Mission Statement

The European Centre for North Korean Studies (ECNK) was founded to address challenges to the field of North Korean Studies. Located in the Department of East Asian Studies at the University of Vienna, the ECNK aims to support the institutionalization of North Korean studies by providing a platform for multidisciplinary, interdisciplinary, and comparative research on North Korea.


The Democratic People’s Republic of Korea (DPRK, or North Korea) is one of the few state-socialist societies to have survived the Cold War. Located at one of the world’s geopolitical hotspots, North Korea is of great interest to academic institutions, governments, and NGOs.

The humanitarian tragedy of the famine in the 1990s and the emergence of the nuclear arms program in the 2000s have generated a strong demand in reliable, theoretically informed, and scientifically rigorous knowledge about the DPRK. Research output on the transformations in North Korea’s economy, politics, and society has grown in quantity and quality, but much still waits to be uncovered and understood.

The particular and comparatively interesting characteristics of the country have made it a fascinating – and sometimes puzzling – focus of research. Combined with strong interest by various stakeholders, the last two decades of research on North Korea have been defined by dynamic, but mostly spontaneous and uncoordinated, growth.

Today, the field of North Korean Studies is characterized by a significant number of individual researchers using increasingly sophisticated methods and working with a growing degree of specialization.

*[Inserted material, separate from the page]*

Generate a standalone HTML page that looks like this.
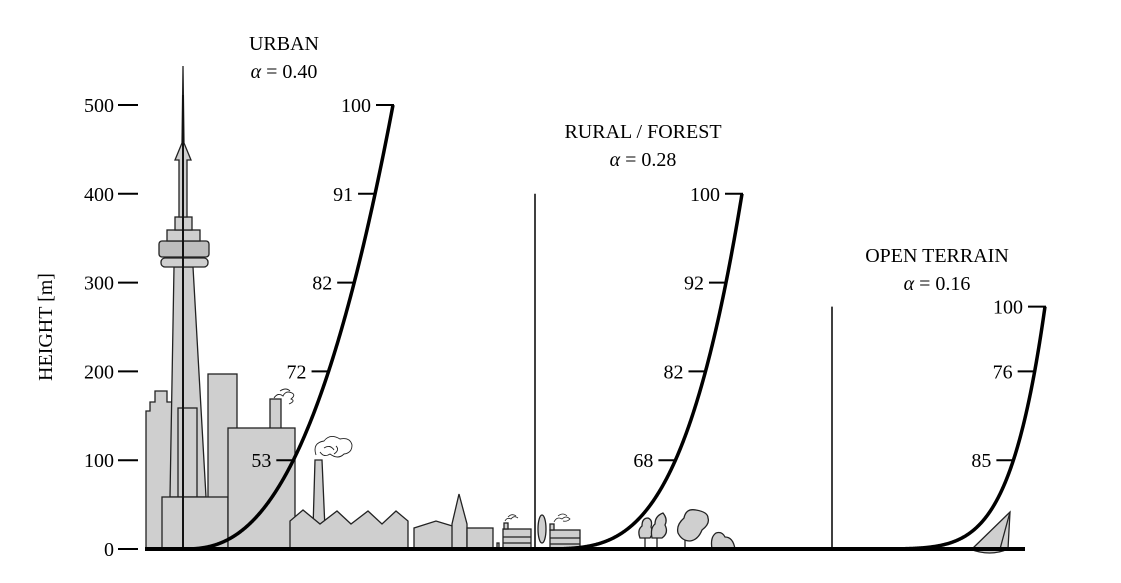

Interest in research collaboration, joint applications for research projects and funding, the pursuit of advanced degress, visiting fellowships and professorships, and other professional opportunities is growing among researchers with backgrounds in Political Science, Economics, Korean Studies, and other disciplines. The time has come to consolidate the advances made in the study of North Korea and to institutionalize a field that exists de facto but lacks formal organization and coordination.

About Vienna

Vienna is one of Europe’s most international cities and home to the United Nations, the International Atomic Energy Agency (IAEA), the Organization for Security and Cooperation in Europe (OSCE), and a great variety of related NGOs. We seek to leverage this unique locational advantage to acheive the stated objectives of the ECNK and combine it with the benefits of being based at one of the oldest institutions of higher education in Europe, the University of Vienna, founded in 1365.